Saturday 12 May 2018
rr's chaos mode introduces nondeterminism while recording application execution, to try to make intermittent bugs more reproducible. I'm always interested in hearing about bugs that cannot be reproduced under chaos mode, especially if those bugs have been diagnosed. If we can figure out why a bug was not reproducible under chaos mode, we can often extend chaos mode to make it reproducible, and this improves chaos mode for everyone. If you encounter such a bug, please file an rr issue about it.

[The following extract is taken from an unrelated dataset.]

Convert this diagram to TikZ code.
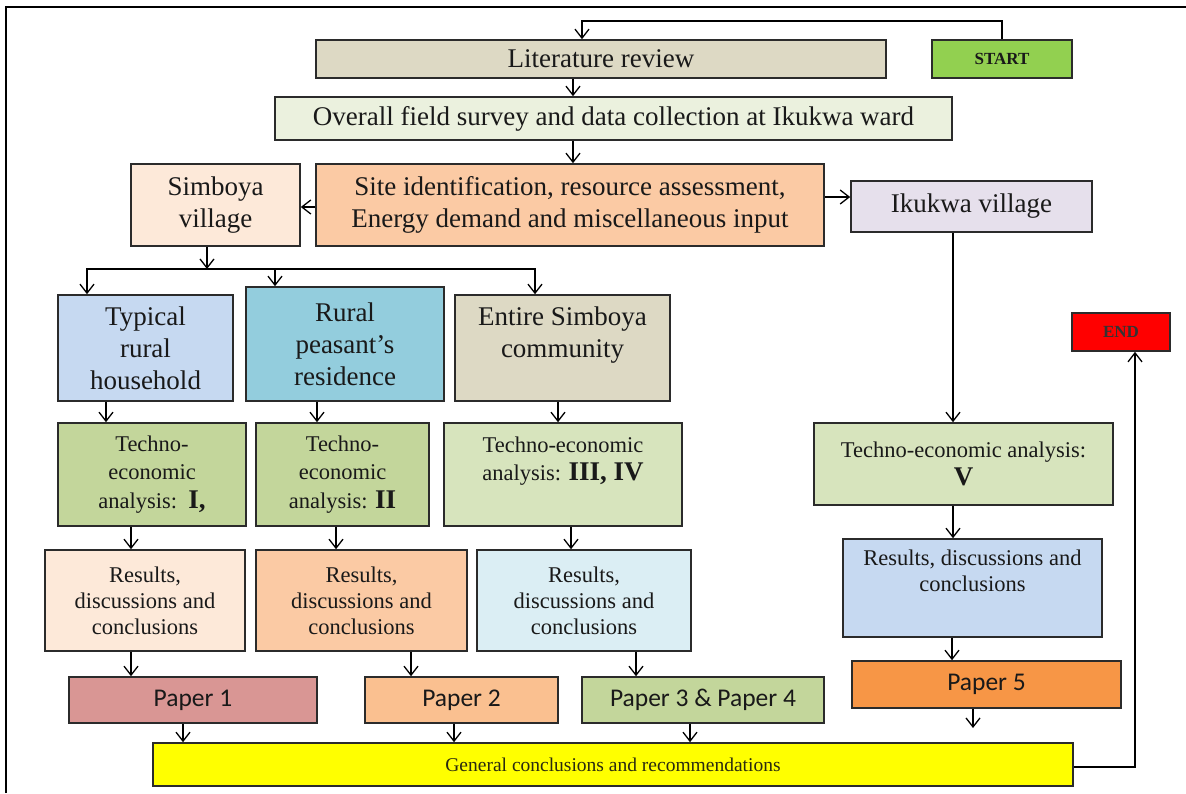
\documentclass[tikz,border=0pt]{standalone}
\usepackage{fontspec}
\setmainfont{Liberation Serif}
\newfontfamily\timesrm{Liberation Serif}
\newfontfamily\paperfont{Carlito}
\usetikzlibrary{arrows.meta}

\definecolor{boxline}{HTML}{2B2B2B}
\definecolor{tanc}{HTML}{DDD9C4}
\definecolor{startc}{HTML}{92D050}
\definecolor{surveyc}{HTML}{EBF1DE}
\definecolor{peachc}{HTML}{FBCAA4}
\definecolor{palepeach}{HTML}{FDE9D9}
\definecolor{lilacc}{HTML}{E6E0EC}
\definecolor{paleblue}{HTML}{C6D9F1}
\definecolor{tealc}{HTML}{93CDDD}
\definecolor{olivec}{HTML}{C3D69B}
\definecolor{paleolive}{HTML}{D7E4BD}
\definecolor{icec}{HTML}{DBEEF4}
\definecolor{rosec}{HTML}{D99694}
\definecolor{apricot}{HTML}{FAC090}
\definecolor{orangec}{HTML}{F79646}
\definecolor{genc}{HTML}{FFFF00}
\definecolor{endc}{HTML}{FF0000}
\definecolor{gentext}{HTML}{2A2A10}

\begin{document}
\begin{tikzpicture}[x=1pt,y=-1pt,
  box/.style={draw=boxline,line width=1.6pt,inner sep=2pt,align=center,text=black!90},
  bigtext/.style={font=\timesrm\fontsize{27}{32}\selectfont},
  midtext/.style={font=\timesrm\fontsize{22.5}{28.5}\selectfont},
  restext/.style={font=\timesrm\fontsize{22.5}{26}\selectfont},
  papertext/.style={font=\paperfont\fontsize{25.5}{29}\selectfont},
  tagtext/.style={font=\timesrm\bfseries\fontsize{17}{20}\selectfont},
  numeral/.style={},
  arr/.style={draw=black,line width=1.3pt,-{Straight Barb[length=9pt,width=14pt]}}]

\useasboundingbox (0,0) rectangle (1186,793);
% page frame
\draw[line width=2pt] (6,793) -- (6,7) -- (1186,7);

% top row
\node[box,bigtext,fill=tanc,minimum width=570,minimum height=38] (lit) at (601,59) {Literature review};
\node[box,tagtext,fill=startc,minimum width=140,minimum height=38] (start) at (1002,59) {START};
\node[box,bigtext,fill=surveyc,minimum width=677,minimum height=43] (survey) at (613.5,118.5)
  {Overall field survey and data collection at Ikukwa ward};
\node[box,bigtext,fill=peachc,minimum width=508,minimum height=82] (site) at (570,205)
  {Site identification, resource assessment,\\Energy demand and miscellaneous input};
\node[box,bigtext,fill=palepeach,minimum width=169,minimum height=82] (simb) at (215.5,205)
  {Simboya\\village};
\node[box,bigtext,fill=lilacc,minimum width=241,minimum height=51] (ikuk) at (971.5,206.5)
  {Ikukwa village};

% case studies
\node[box,bigtext,fill=paleblue,minimum width=175,minimum height=106] (typ) at (145.5,348)
  {Typical\\rural\\household};
\node[box,bigtext,fill=tealc,minimum width=198,minimum height=114] (rur) at (345,344)
  {Rural\\peasant’s\\residence};
\node[box,bigtext,fill=tanc,minimum width=215,minimum height=106,text depth=32pt] (ent) at (562.5,348)
  {Entire Simboya\\community};

% analyses
\node[box,midtext,fill=olivec,minimum width=188,minimum height=103] (t1) at (152,474.5)
  {Techno-\\economic\\analysis:\enspace{\bfseries\fontsize{27}{29}\selectfont I,}};
\node[box,midtext,fill=olivec,minimum width=173,minimum height=103] (t2) at (342.5,474.5)
  {Techno-\\economic\\analysis: {\bfseries\fontsize{27}{29}\selectfont II}};
\node[box,midtext,fill=paleolive,minimum width=238,minimum height=103,text depth=32pt] (t3) at (563,474.5)
  {Techno-economic\\analysis: {\bfseries\fontsize{27}{29}\selectfont III, IV}};
\node[box,midtext,fill=paleolive,minimum width=299,minimum height=82] (t5) at (963.5,464)
  {Techno-economic analysis:\\{\bfseries\fontsize{27}{31}\selectfont V}};

% results
\node[box,restext,fill=palepeach,minimum width=200,minimum height=101] (r1) at (145,600.5)
  {Results,\\discussions and\\conclusions};
\node[box,restext,fill=peachc,minimum width=211,minimum height=101] (r2) at (361.5,600.5)
  {Results,\\discussions and\\conclusions};
\node[box,restext,fill=icec,minimum width=214,minimum height=101] (r3) at (584,600.5)
  {Results,\\discussions and\\conclusions};
\node[box,restext,fill=paleblue,minimum width=259,minimum height=98,text depth=34pt] (r5) at (972.5,588)
  {Results, discussions and\\conclusions};

% papers
\node[box,papertext,fill=rosec,minimum width=248,minimum height=46] (p1) at (193,700) {Paper 1};
\node[box,papertext,fill=apricot,minimum width=193,minimum height=46] (p2) at (461.5,700) {Paper 2};
\node[box,papertext,fill=olivec,minimum width=242,minimum height=46] (p34) at (703,700) {Paper 3 \& Paper 4};
\node[box,papertext,fill=orangec,minimum width=269,minimum height=47] (p5) at (986.5,684.5) {Paper 5};

% closing
\node[box,fill=genc,minimum width=920,minimum height=43,text=gentext,
  font=\timesrm\fontsize{19.5}{23}\selectfont] (gen) at (613,764.5)
  {General conclusions and recommendations};
\node[box,tagtext,fill=endc,text=black!80,minimum width=98,minimum height=38] (end) at (1121,332) {END};

% connectors
\coordinate (topturn) at (1002,21);
\draw[arr] (start.north) -- (topturn) -| ([xshift=-19pt]lit.north);
\draw[arr] ([xshift=-28pt]lit.south) -- ([xshift=-28pt]lit.south |- survey.north);
\draw[arr] ([xshift=-40.5pt]survey.south) -- ([xshift=-40.5pt]survey.south |- site.north);
\draw[arr] ([yshift=-2pt]site.west) -- ([yshift=-2pt]site.west -| simb.east);
\draw[arr] ([yshift=8pt]site.east) -- ([yshift=8pt]site.east -| ikuk.west);

\coordinate (split) at (207,269);
\draw[arr] ([xshift=-8.5pt]simb.south) -- (split);
\draw[arr] (split) -| ([xshift=-58.5pt]typ.north);
\draw[arr] (split) -| ([xshift=-70pt]rur.north);
\draw[arr] (split) -| ([xshift=-27.5pt]ent.north);

\draw[arr] ([xshift=-39.5pt]typ.south) -- ([xshift=-39.5pt]typ.south |- t1.north);
\draw[arr] ([xshift=-28pt]rur.south) -- ([xshift=-28pt]rur.south |- t2.north);
\draw[arr] ([xshift=-4.5pt]ent.south) -- ([xshift=-4.5pt]ent.south |- t3.north);
\draw[arr] ([xshift=-18.5pt]ikuk.south) -- ([xshift=-18.5pt]ikuk.south |- t5.north);

\draw[arr] ([xshift=-21pt]t1.south) -- ([xshift=-21pt]t1.south |- r1.north);
\draw[arr] ([xshift=-6.5pt]t2.south) -- ([xshift=-6.5pt]t2.south |- r2.north);
\draw[arr] ([xshift=8pt]t3.south) -- ([xshift=8pt]t3.south |- r3.north);
\draw[arr] ([xshift=-10.5pt]t5.south) -- ([xshift=-10.5pt]t5.south |- r5.north);

\draw[arr] ([xshift=-14pt]r1.south) -- ([xshift=-14pt]r1.south |- p1.north);
\draw[arr] ([xshift=49.5pt]r2.south) -- ([xshift=49.5pt]r2.south |- p2.north);
\draw[arr] ([xshift=52pt]r3.south) -- ([xshift=52pt]r3.south |- p34.north);
\draw[arr] ([xshift=-20.5pt]r5.south) -- ([xshift=-20.5pt]r5.south |- p5.north);

\draw[arr] ([xshift=-10pt]p1.south) -- ([xshift=-10pt]p1.south |- gen.north);
\draw[arr] ([xshift=-7.5pt]p2.south) -- ([xshift=-7.5pt]p2.south |- gen.north);
\draw[arr] ([xshift=-13pt]p34.south) -- ([xshift=-13pt]p34.south |- gen.north);
\coordinate (p5foot) at (973,728);
\draw[arr] ([xshift=-13.5pt]p5.south) -- (p5foot);

\coordinate (endturn) at (1135,767);
\draw[arr] ([yshift=-2.5pt]gen.east) -- (endturn) -- ([xshift=14pt]end.south);
\end{tikzpicture}
\end{document}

I just landed one such improvement. To trigger a specific Spidermonkey JS engine bug, some thread X had to do a FUTEX_WAKE to wake up thread Y, then immediately yield to let thread Y run for a while without X running any further. rr chaos mode assigns random priorities to threads and strictly adheres to them, so in some runs it would assign X a low priority and Y a high priority and schedule Y whenever both were runnable. However, rr's syscall buffering optimization means the rr supervisor process is not notified after the FUTEX_WAKE and has no opportunity to interrupt X and schedule Y instead, so we keep running the lower-priority X thread, violating our scheduling policy. (Chaos mode randomizes scheduling intervals so it was possible for X to yield at the right point, but very unlikely because the "window of vulnerability" is very small.) The fix is quite easy: in chaos mode, FUTEX_WAKE should not use the syscall buffering optimization. This adds some overhead, but hopefully not all that much, because every FUTEX_WAKE is normally paired with a FUTEX_WAIT (futex-using code should not issue a FUTEX_WAKE if there are no waiters), and a FUTEX_WAIT yields, which is already an expensive operation.
The same sorts of issues exist for other system calls that can make another higher-priority thread runnable, and I've added some slightly more elaborate fixes for those.
One day I should do a proper evaluation of these techniques and publish them...